According to the July 12 “Initial Benchmark Assessment Report,” “Prime Minister Maliki intends to submit the revenue management law to the [Iraqi cabinet] soon, for subsequent consideration by the [Iraqi parliament] along with the framework hydrocarbon law.”

As I write, the future of the “framework hydrocarbon law” (the oil law) is very unclear. As U.S. pressure intensifies to pass the law before September 2007, the deadline established by the Supplemental, Iraqi resistance grows.

What must be done

On June 19, five Nobel Peace Prize recipients released a statement publicly denouncing not only the Iraq oil law, but also the pressure being applied by the U.S. Congress and the Bush administration on the Iraqi government to pass it.

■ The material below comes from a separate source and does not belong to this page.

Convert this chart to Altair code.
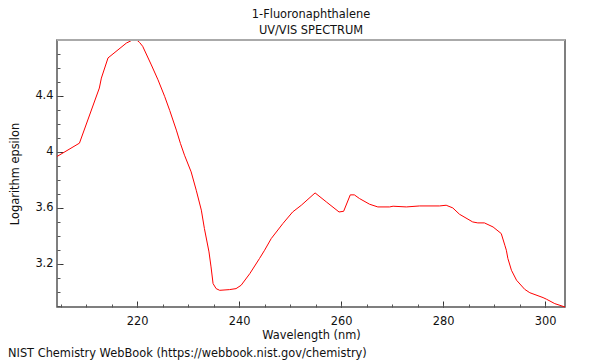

The laureates’ statement, which has been circulated by Rep. Jim McDermott, D-Wash., to every member of the U.S. Congress, declares that “the U.S. government should leave the matter of how Iraq will address the future of its oil system to the Iraqi people to be dealt with at a time when they are free from occupation and more able to engage in truly democratic decision making. It is immoral and illegal to use war and invasion as mechanisms for robbing a people of their vital natural resources.” (You too can sign on to this statement. See below for details).

The debate in the U.S. Congress has finally shifted from “whether” to “how” to end the U.S. invasion of Iraq. But the devil may yet be in the details. We must be vigilant and demand not only that the occupation end, but as the details of withdrawal are worked out, that the requirement that Iraqis change their oil system is taken off of the table.

Reflecting the widespread opposition to the oil law among not only Iraq’s people in general, but Iraq’s oil workers in particular, Faleh Abood Umara, general secretary of the Iraqi Federation of Oil Unions, explained, “We reject this kind of agreement absolutely. The law will rob Iraq of its main resource — its oil. It will undermine the sovereignty of Iraq and our people.”